Research Project
10363328
ABSTRACT Gastroparesis is a chronic gastrointestinal motility disorder characterized by delayed gastric emptying, chronic abdominal pain, nausea and vomiting. Its incidence has increased 3-fold in the last decade, which has increased healthcare costs by 10-fold. It is suggested that immune dysregulation plays a role in the pathophysiology of the disease; however, the immune cellular mechanisms remain largely unknown, especially in humans. This is largely in part because of limited knowledge on the types and functions of immune cells present in the human stomach. This gap in knowledge presents a significant barrier to understanding the cellular mechanisms of disease, and for the rational design of novel therapeutic strategies. Our preliminary data using mass cytometry (CyTOF) shows that the human stomach harbors mononuclear phagocyte populations that are more diverse than previously appreciated. Our studies also point, for the first time, to a disease that affects not only the stomach muscularis as previously suggested, but also the stomach mucosa. Importantly, mononuclear phagocytes in the mucosa of gastroparesis patients are dysregulated in numbers and function, which correlates with delayed stomach emptying. Based on these data, our central hypothesis is that gastroparesis patients harbor dysregulated mucosa and muscularis mononuclear phagocytes that contribute to the pathophysiology of the disease. In three specific aims, we propose to resolve the identity and dysregulation of stomach mucosa and muscularis mononuclear phagocytes in gastroparesis patients at a resolution that has not been done until now. We will also explore the role of a neuronal peptide in modulating stomach mononuclear phagocyte function during gastroparesis. To achieve these aims, we will take advantage of approaches that allow for the identification of mononuclear phagocytes in an unbiased fashion.
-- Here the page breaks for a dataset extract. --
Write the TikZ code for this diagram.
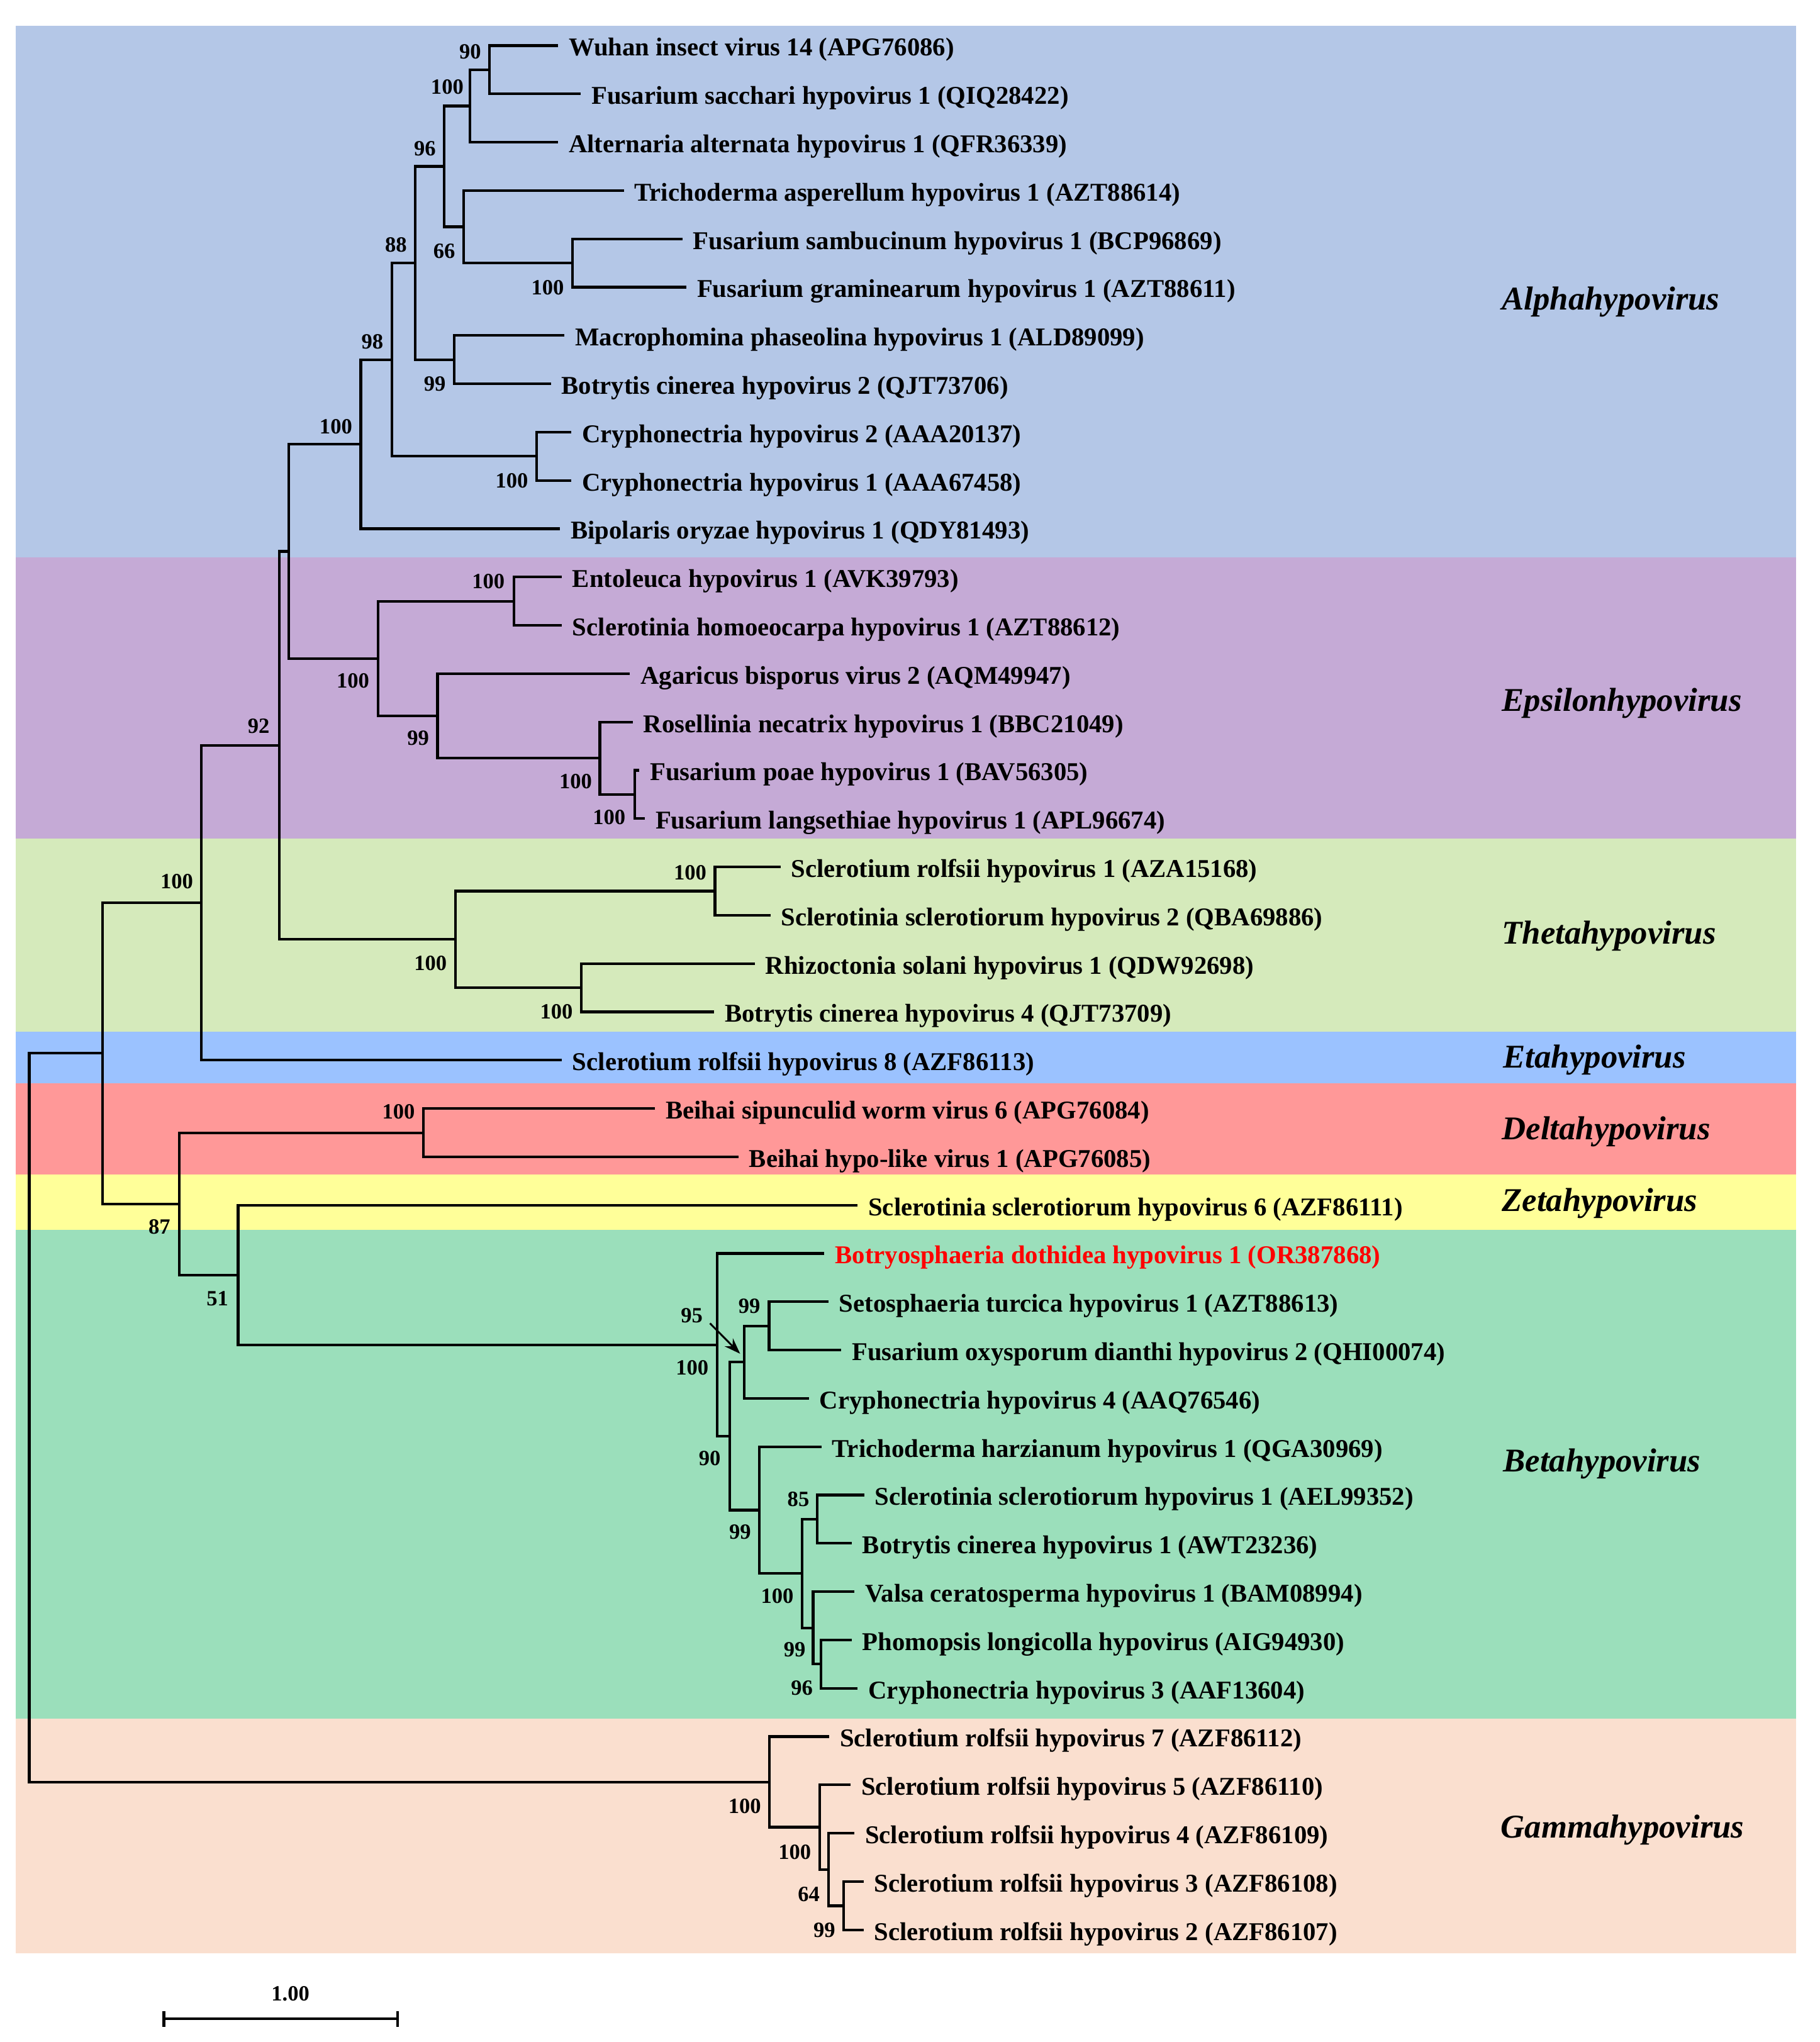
\documentclass[tikz,border=0pt]{standalone}
\usepackage{fontspec}
\setmainfont{Liberation Serif}
\usepackage{xcolor}
\usetikzlibrary{arrows.meta}

\definecolor{alphabg}{RGB}{180,199,231}
\definecolor{epsbg}{RGB}{197,170,214}
\definecolor{thetabg}{RGB}{213,234,187}
\definecolor{etabg}{RGB}{155,194,255}
\definecolor{deltabg}{RGB}{255,152,152}
\definecolor{zetabg}{RGB}{255,255,153}
\definecolor{betabg}{RGB}{155,223,187}
\definecolor{gammabg}{RGB}{250,223,207}

\begin{document}
\begin{tikzpicture}[x=0.02cm, y=-0.02cm, >={Stealth[length=7pt, width=5pt]},
  branch/.style={line width=1.15pt},
  leaf/.style={anchor=west, inner xsep=4.5pt, inner ysep=0pt, text height=9pt,
    text depth=0pt, font=\fontsize{11.2}{13}\selectfont\bfseries},
  boot/.style={inner sep=0pt, font=\fontsize{9.5}{11}\selectfont\bfseries},
  clade/.style={anchor=base west, inner sep=0pt, font=\fontsize{14.5}{17}\selectfont\bfseries\itshape}
]
  \useasboundingbox (0,0) rectangle (1397,1568);

  % Coloured bands behind the genera
  \fill[alphabg] (12.3,19.8) rectangle (1379,428);
  \fill[epsbg] (12.3,428) rectangle (1379,644);
  \fill[thetabg] (12.3,644) rectangle (1379,792);
  \fill[etabg] (12.3,792) rectangle (1379,832);
  \fill[deltabg] (12.3,832) rectangle (1379,902);
  \fill[zetabg] (12.3,902) rectangle (1379,944.5);
  \fill[betabg] (12.3,944.5) rectangle (1379,1319.5);
  \fill[gammabg] (12.3,1319.5) rectangle (1379,1500);

  % Genus names on the right
  \node[clade] (alphalab) at (1153,238) {Alphahypovirus};
  \node[clade] (epslab) at (1153,546) {Epsilonhypovirus};
  \node[clade] (thetalab) at (1153,725) {Thetahypovirus};
  \node[clade] (etalab) at (1154,820) {Etahypovirus};
  \node[clade] (deltalab) at (1153,875) {Deltahypovirus};
  \node[clade] (zetalab) at (1153,930) {Zetahypovirus};
  \node[clade] (betalab) at (1154,1130) {Betahypovirus};
  \node[clade] (gammalab) at (1152,1411) {Gammahypovirus};

  % Leaves (tips of the tree)
  \node[leaf] (l01) at (428.5,35) {Wuhan insect virus 14 (APG76086)};
  \node[leaf] (l02) at (446,72.1) {Fusarium sacchari hypovirus 1 (QIQ28422)};
  \node[leaf] (l03) at (428.5,109.2) {Alternaria alternata hypovirus 1 (QFR36339)};
  \node[leaf] (l04) at (479,146.3) {Trichoderma asperellum hypovirus 1 (AZT88614)};
  \node[leaf] (l05) at (524,183.4) {Fusarium sambucinum hypovirus 1 (BCP96869)};
  \node[leaf] (l06) at (527,220.5) {Fusarium graminearum hypovirus 1 (AZT88611)};
  \node[leaf] (l07) at (433.4,257.6) {Macrophomina phaseolina hypovirus 1 (ALD89099)};
  \node[leaf] (l08) at (423,294.7) {Botrytis cinerea hypovirus 2 (QJT73706)};
  \node[leaf] (l09) at (438.7,331.8) {Cryphonectria hypovirus 2 (AAA20137)};
  \node[leaf] (l10) at (438.7,368.9) {Cryphonectria hypovirus 1 (AAA67458)};
  \node[leaf] (l11) at (430,406) {Bipolaris oryzae hypovirus 1 (QDY81493)};
  \node[leaf] (l12) at (431.3,443.1) {Entoleuca hypovirus 1 (AVK39793)};
  \node[leaf] (l13) at (431.3,480.2) {Sclerotinia homoeocarpa hypovirus 1 (AZT88612)};
  \node[leaf] (l14) at (483.7,517.3) {Agaricus bisporus virus 2 (AQM49947)};
  \node[leaf] (l15) at (485.9,554.4) {Rosellinia necatrix hypovirus 1 (BBC21049)};
  \node[leaf] (l16) at (490.8,591.5) {Fusarium poae hypovirus 1 (BAV56305)};
  \node[leaf] (l17) at (495.1,628.6) {Fusarium langsethiae hypovirus 1 (APL96674)};
  \node[leaf] (l18) at (599.3,665.7) {Sclerotium rolfsii hypovirus 1 (AZA15168)};
  \node[leaf] (l19) at (591.6,702.8) {Sclerotinia sclerotiorum hypovirus 2 (QBA69886)};
  \node[leaf] (l20) at (579.5,739.9) {Rhizoctonia solani hypovirus 1 (QDW92698)};
  \node[leaf] (l21) at (548.4,777) {Botrytis cinerea hypovirus 4 (QJT73709)};
  \node[leaf] (l22) at (431.3,814.1) {Sclerotium rolfsii hypovirus 8 (AZF86113)};
  \node[leaf] (l23) at (503,851.2) {Beihai sipunculid worm virus 6 (APG76084)};
  \node[leaf] (l24) at (567,888.3) {Beihai hypo-like virus 1 (APG76085)};
  \node[leaf] (l25) at (658.5,925.4) {Sclerotinia sclerotiorum hypovirus 6 (AZF86111)};
  \node[leaf, text=red] (l26) at (633,962.5) {Botryosphaeria dothidea hypovirus 1 (OR387868)};
  \node[leaf] (l27) at (636,999.6) {Setosphaeria turcica hypovirus 1 (AZT88613)};
  \node[leaf] (l28) at (646,1036.7) {Fusarium oxysporum dianthi hypovirus 2 (QHI00074)};
  \node[leaf] (l29) at (621,1073.8) {Cryphonectria hypovirus 4 (AAQ76546)};
  \node[leaf] (l30) at (630.7,1110.9) {Trichoderma harzianum hypovirus 1 (QGA30969)};
  \node[leaf] (l31) at (663.5,1148) {Sclerotinia sclerotiorum hypovirus 1 (AEL99352)};
  \node[leaf] (l32) at (654,1185.1) {Botrytis cinerea hypovirus 1 (AWT23236)};
  \node[leaf] (l33) at (656,1222.2) {Valsa ceratosperma hypovirus 1 (BAM08994)};
  \node[leaf] (l34) at (654,1259.3) {Phomopsis longicolla hypovirus (AIG94930)};
  \node[leaf] (l35) at (658.6,1296.4) {Cryphonectria hypovirus 3 (AAF13604)};
  \node[leaf] (l36) at (636.7,1333.5) {Sclerotium rolfsii hypovirus 7 (AZF86112)};
  \node[leaf] (l37) at (653.1,1370.6) {Sclerotium rolfsii hypovirus 5 (AZF86110)};
  \node[leaf] (l38) at (656,1407.7) {Sclerotium rolfsii hypovirus 4 (AZF86109)};
  \node[leaf] (l39) at (663,1444.8) {Sclerotium rolfsii hypovirus 3 (AZF86108)};
  \node[leaf] (l40) at (663,1481.9) {Sclerotium rolfsii hypovirus 2 (AZF86107)};

  % Internal nodes
  \coordinate (a1) at (376,53.6);
  \coordinate (a2) at (361,81.4);
  \coordinate (a3) at (439.5,202);
  \coordinate (a4) at (356,174.1);
  \coordinate (a5) at (341,127.8);
  \coordinate (a6) at (348.6,276.2);
  \coordinate (a7) at (319,202);
  \coordinate (a8) at (412,350.4);
  \coordinate (a9) at (301,276.2);
  \coordinate (a10) at (277,341.1);
  \coordinate (e1) at (394.5,461.7);
  \coordinate (e2) at (487.5,610);
  \coordinate (e3) at (460.6,582.2);
  \coordinate (e4) at (336,549.8);
  \coordinate (e5) at (290.2,505.7);
  \coordinate (ae) at (221.8,423.4);
  \coordinate (t1) at (549,684.2);
  \coordinate (t2) at (446.5,758.4);
  \coordinate (t3) at (349.6,721.3);
  \coordinate (aet) at (214.3,572.4);
  \coordinate (eta) at (154.6,693.2);
  \coordinate (d1) at (325,869.8);
  \coordinate (b1) at (590.5,1018.1);
  \coordinate (b2) at (571.5,1046);
  \coordinate (b3) at (627.5,1166.5);
  \coordinate (b4) at (630.4,1277.8);
  \coordinate (b5) at (624.3,1250);
  \coordinate (b6) at (615.7,1208.3);
  \coordinate (b7) at (583.1,1159.6);
  \coordinate (b8) at (560.5,1102.8);
  \coordinate (b9) at (550.5,1032.7);
  \coordinate (zb) at (182.8,979);
  \coordinate (dzb) at (137.7,924.4);
  \coordinate (top) at (78.7,808.8);
  \coordinate (g1) at (647.6,1463.4);
  \coordinate (g2) at (636,1435.5);
  \coordinate (g3) at (629.4,1403);
  \coordinate (g4) at (590.7,1368.3);
  \coordinate (root) at (22.5,1088.5);

  % Branches, one bracket per internal node
  \draw[branch] (l01.west) -| (a1) |- (l02.west);
  \draw[branch] (a1) -| (a2) |- (l03.west);
  \draw[branch] (l05.west) -| (a3) |- (l06.west);
  \draw[branch] (l04.west) -| (a4) |- (a3);
  \draw[branch] (a2) -| (a5) |- (a4);
  \draw[branch] (l07.west) -| (a6) |- (l08.west);
  \draw[branch] (a5) -| (a7) |- (a6);
  \draw[branch] (l09.west) -| (a8) |- (l10.west);
  \draw[branch] (a7) -| (a9) |- (a8);
  \draw[branch] (a9) -| (a10) |- (l11.west);
  \draw[branch] (l12.west) -| (e1) |- (l13.west);
  \draw[branch] (l16.west) -| (e2) |- (l17.west);
  \draw[branch] (l15.west) -| (e3) |- (e2);
  \draw[branch] (l14.west) -| (e4) |- (e3);
  \draw[branch] (e1) -| (e5) |- (e4);
  \draw[branch] (a10) -| (ae) |- (e5);
  \draw[branch] (l18.west) -| (t1) |- (l19.west);
  \draw[branch] (l20.west) -| (t2) |- (l21.west);
  \draw[branch] (t1) -| (t3) |- (t2);
  \draw[branch] (ae) -| (aet) |- (t3);
  \draw[branch] (aet) -| (eta) |- (l22.west);
  \draw[branch] (l23.west) -| (d1) |- (l24.west);
  \draw[branch] (l27.west) -| (b1) |- (l28.west);
  \draw[branch] (b1) -| (b2) |- (l29.west);
  \draw[branch] (l31.west) -| (b3) |- (l32.west);
  \draw[branch] (l34.west) -| (b4) |- (l35.west);
  \draw[branch] (l33.west) -| (b5) |- (b4);
  \draw[branch] (b3) -| (b6) |- (b5);
  \draw[branch] (l30.west) -| (b7) |- (b6);
  \draw[branch] (b2) -| (b8) |- (b7);
  \draw[branch] (l26.west) -| (b9) |- (b8);
  \draw[branch] (l25.west) -| (zb) |- (b9);
  \draw[branch] (d1) -| (dzb) |- (zb);
  \draw[branch] (eta) -| (top) |- (dzb);
  \draw[branch] (l39.west) -| (g1) |- (l40.west);
  \draw[branch] (l38.west) -| (g2) |- (g1);
  \draw[branch] (l37.west) -| (g3) |- (g2);
  \draw[branch] (l36.west) -| (g4) |- (g3);
  \draw[branch] (top) -| (root) |- (g4);

  % Bootstrap values
  \node[boot] (bsa1) at (361,39.8) {90};
  \node[boot] (bsa2) at (343.4,66.8) {100};
  \node[boot] (bsa5) at (326.2,114) {96};
  \node[boot] (bsa4) at (341.1,192.7) {66};
  \node[boot] (bsa3) at (420.5,220.7) {100};
  \node[boot] (bsa7) at (304,187.9) {88};
  \node[boot] (bsa6) at (333.8,294.7) {99};
  \node[boot] (bsa9) at (285.9,262.3) {98};
  \node[boot] (bsa8) at (393,368.9) {100};
  \node[boot] (bsa10) at (257.9,327.8) {100};
  \node[boot] (bse1) at (375,446.5) {100};
  \node[boot] (bse5) at (271,522.8) {100};
  \node[boot] (bsaet) at (198.6,557.4) {92};
  \node[boot] (bse4) at (321,566.7) {99};
  \node[boot] (bse3) at (442,600) {100};
  \node[boot] (bse2) at (467.7,627.8) {100};
  \node[boot] (bst1) at (529.9,669.9) {100};
  \node[boot] (bst3) at (330.5,739.6) {100};
  \node[boot] (bst2) at (427.3,776.8) {100};
  \node[boot] (bseta) at (135.7,676.8) {100};
  \node[boot] (bsd1) at (306,853.8) {100};
  \node[boot] (bsdzb) at (122.4,942) {87};
  \node[boot] (bszb) at (167,997) {51};
  \node[boot] (bsb9) at (531.5,1050) {100};
  \node[boot] (bsb8) at (545,1119.8) {90};
  \node[boot] (bsb2) at (531.2,1010.2) {95};
  \node[boot] (bsb1) at (575.4,1002.7) {99};
  \node[boot] (bsb7) at (568.3,1176.5) {99};
  \node[boot] (bsb3) at (613,1151.2) {85};
  \node[boot] (bsb6) at (596.8,1225.7) {100};
  \node[boot] (bsb5) at (610.2,1266.7) {99};
  \node[boot] (bsb4) at (615.7,1296) {96};
  \node[boot] (bsg4) at (571.8,1386.7) {100};
  \node[boot] (bsg3) at (610.2,1422) {100};
  \node[boot] (bsg2) at (621,1454.5) {64};
  \node[boot] (bsg1) at (633,1482) {99};

  % Arrow from the 95 to its node
  \coordinate (b2tip) at (568.3,1039.5);
  \draw[->, line width=0.8pt] ([xshift=3pt]bsb2.south east) -- (b2tip);

  % Scale bar
  \coordinate (sbl) at (124.8,1550.3);
  \coordinate (sbr) at (306.4,1550.3);
  \node[boot] (sblab) at (223,1530.8) {1.00};
  \draw[branch, {Bar[width=7pt]}-{Bar[width=7pt]}] (sbl) -- (sbr);
\end{tikzpicture}
\end{document}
These approaches will be combined with ex vivo functional assays and a mouse model of stomach emptying with the goal of unraveling cellular mechanisms of disease. Our rationale is that by investigating the identity, i.e., phenotype and function, of human stomach mononuclear phagocytes, we can elucidate the cellular mechanisms underpinning delayed stomach emptying in gastroparesis. This proposal has the potential to impact the rational design of therapeutic strategies for gastroparesis.